Although horses are not indigenous to Africa south of the equator, South Africa has a fairly long horse tradition, which began with the arrival of the first white settlers in the seventeenth century. The first registered purebred Arabian arrived in South Africa at the beginning of this century. It was the stallion “Azrek”, imported by the South African mine magnate, Cecil John Rhodes, from Wilfred and Lady Anne Blunt’s stud in England. “Azrek” was of excellent type, but was never bred to any pure Arabian mares in South Africa. A few years later, Captain Gorner Williams imported a few pure Arabian mares and stallions and started the first Arabian stud in the country. Sir De Villiers Graaff, who imported Arabians from Argentina, and Mr. W Lovemore, who imported Crabbet Arabians, soon followed suit. However, the offspring of these first three studs were mixed with other breeds and thus lost to the Arabian breed. Betty Arnold of Bedford in the Great Karoo founded the oldest existing Arabian stud in South Africa in 1951, starting her Olford Arabian Stud with the importation of three Crabbet mares from England.
The first South African National Arabian Horse Show was held in 1951 in Graaff-Reinet. The second show was held in 1953 at Middelburg in the then Cape Province. By 1959 the National Show had 114 entries and it was obvious that the Arabian Horse had established its niche in South Africa.

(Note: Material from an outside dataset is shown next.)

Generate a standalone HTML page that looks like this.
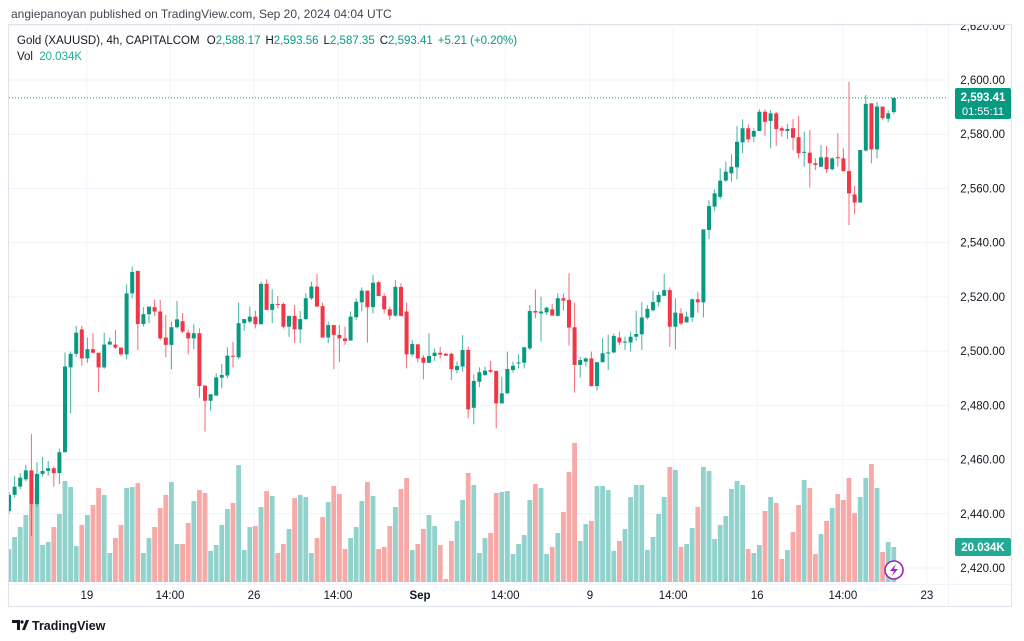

After 1960, many new studs were started all over South Africa and many horses were imported from England, Europe and the United States. The Arab Horse Breeders’ Society of South Africa was established in 1961 and presently has about 550 members, most of them active breeders. However, many members have joined as non-breeding members with the sole purpose of owning, riding and showing. South Africans ride their Arabians and breed horses that can be ridden, so continuing a tradition that originated in the desert many centuries ago.